Written problem -> Produce an exact copy of all the data below, dropping every image.

□ □ □ □ □

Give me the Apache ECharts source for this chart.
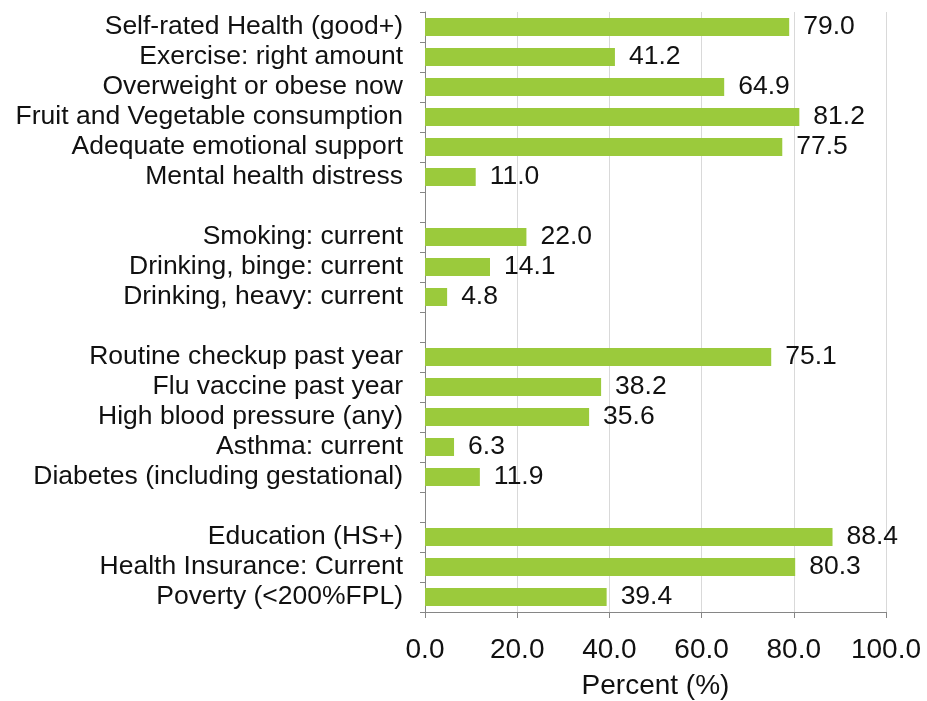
<!DOCTYPE html>
<html>
<head>
<meta charset="utf-8">
<script src="https://cdn.jsdelivr.net/npm/echarts@6/dist/echarts.min.js"></script>
<style>
  html, body { margin: 0; padding: 0; background: #fff; }
  #chart { width: 927px; height: 701px; }
</style>
</head>
<body>
<div id="chart"></div>
<script>
// empty strings are the gaps between the groups
const categories = [
  'Self-rated Health (good+)',
  'Exercise: right amount',
  'Overweight or obese now',
  'Fruit and Vegetable consumption',
  'Adequate emotional support',
  'Mental health distress',
  '',
  'Smoking: current',
  'Drinking, binge: current',
  'Drinking, heavy: current',
  '',
  'Routine checkup past year',
  'Flu vaccine past year',
  'High blood pressure (any)',
  'Asthma: current',
  'Diabetes (including gestational)',
  '',
  'Education (HS+)',
  'Health Insurance: Current',
  'Poverty (<200%FPL)'
];
const values = [
  79.0, 41.2, 64.9, 81.2, 77.5, 11.0,
  null,
  22.0, 14.1, 4.8,
  null,
  75.1, 38.2, 35.6, 6.3, 11.9,
  null,
  88.4, 80.3, 39.4
];
const xTicks = [0, 20, 40, 60, 80, 100];

const chart = echarts.init(document.getElementById('chart'));

chart.setOption({
  animation: false,
  backgroundColor: '#fff',
  grid: {
    top: 12,
    left: 425,
    right: 41,
    bottom: 89,
    outerBoundsMode: 'none'
  },
  xAxis: {
    type: 'value',
    min: xTicks[0],
    max: xTicks[xTicks.length - 1],
    interval: 20,
    name: 'Percent (%)',
    nameLocation: 'middle',
    nameGap: 60,
    nameTextStyle: {
      fontFamily: 'Liberation Sans',
      fontSize: 28,
      color: '#111'
    },
    axisLine: { show: true, lineStyle: { color: '#868686', width: 1 } },
    axisTick: { show: true, length: 6, lineStyle: { color: '#868686' } },
    axisLabel: {
      fontFamily: 'Liberation Sans',
      fontSize: 28,
      color: '#111',
      margin: 24,
      formatter: v => v.toFixed(1)
    },
    splitLine: { show: true, lineStyle: { color: '#d9d9d9', width: 1 } }
  },
  yAxis: {
    type: 'category',
    data: categories,
    inverse: true,
    axisLine: { show: true, lineStyle: { color: '#868686', width: 1 } },
    axisTick: { show: true, length: 5, lineStyle: { color: '#868686' } },
    axisLabel: {
      fontFamily: 'Liberation Sans',
      fontSize: 26.5,
      color: '#111',
      margin: 22,
      interval: 0
    },
    splitLine: { show: false }
  },
  series: [
    {
      type: 'bar',
      data: values,
      barWidth: 18,
      itemStyle: { color: '#9bca3c' },
      label: {
        show: true,
        position: 'right',
        distance: 14,
        fontFamily: 'Liberation Sans',
        fontSize: 26.5,
        color: '#111',
        formatter: p => p.value.toFixed(1)
      }
    }
  ]
});
</script>
</body>
</html>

□ □ □ □ □

Answer to the task ->
Give me the Apache ECharts source for this chart.
<!DOCTYPE html>
<html>
<head>
<meta charset="utf-8">
<script src="https://cdn.jsdelivr.net/npm/echarts@6/dist/echarts.min.js"></script>
<style>
  html, body { margin: 0; padding: 0; background: #fff; }
  #chart { width: 927px; height: 701px; }
</style>
</head>
<body>
<div id="chart"></div>
<script>
// empty strings are the gaps between the groups
const categories = [
  'Self-rated Health (good+)',
  'Exercise: right amount',
  'Overweight or obese now',
  'Fruit and Vegetable consumption',
  'Adequate emotional support',
  'Mental health distress',
  '',
  'Smoking: current',
  'Drinking, binge: current',
  'Drinking, heavy: current',
  '',
  'Routine checkup past year',
  'Flu vaccine past year',
  'High blood pressure (any)',
  'Asthma: current',
  'Diabetes (including gestational)',
  '',
  'Education (HS+)',
  'Health Insurance: Current',
  'Poverty (<200%FPL)'
];
const values = [
  79.0, 41.2, 64.9, 81.2, 77.5, 11.0,
  null,
  22.0, 14.1, 4.8,
  null,
  75.1, 38.2, 35.6, 6.3, 11.9,
  null,
  88.4, 80.3, 39.4
];
const xTicks = [0, 20, 40, 60, 80, 100];

const chart = echarts.init(document.getElementById('chart'));

chart.setOption({
  animation: false,
  backgroundColor: '#fff',
  grid: {
    top: 12,
    left: 425,
    right: 41,
    bottom: 89,
    outerBoundsMode: 'none'
  },
  xAxis: {
    type: 'value',
    min: xTicks[0],
    max: xTicks[xTicks.length - 1],
    interval: 20,
    name: 'Percent (%)',
    nameLocation: 'middle',
    nameGap: 60,
    nameTextStyle: {
      fontFamily: 'Liberation Sans',
      fontSize: 28,
      color: '#111'
    },
    axisLine: { show: true, lineStyle: { color: '#868686', width: 1 } },
    axisTick: { show: true, length: 6, lineStyle: { color: '#868686' } },
    axisLabel: {
      fontFamily: 'Liberation Sans',
      fontSize: 28,
      color: '#111',
      margin: 24,
      formatter: v => v.toFixed(1)
    },
    splitLine: { show: true, lineStyle: { color: '#d9d9d9', width: 1 } }
  },
  yAxis: {
    type: 'category',
    data: categories,
    inverse: true,
    axisLine: { show: true, lineStyle: { color: '#868686', width: 1 } },
    axisTick: { show: true, length: 5, lineStyle: { color: '#868686' } },
    axisLabel: {
      fontFamily: 'Liberation Sans',
      fontSize: 26.5,
      color: '#111',
      margin: 22,
      interval: 0
    },
    splitLine: { show: false }
  },
  series: [
    {
      type: 'bar',
      data: values,
      barWidth: 18,
      itemStyle: { color: '#9bca3c' },
      label: {
        show: true,
        position: 'right',
        distance: 14,
        fontFamily: 'Liberation Sans',
        fontSize: 26.5,
        color: '#111',
        formatter: p => p.value.toFixed(1)
      }
    }
  ]
});
</script>
</body>
</html>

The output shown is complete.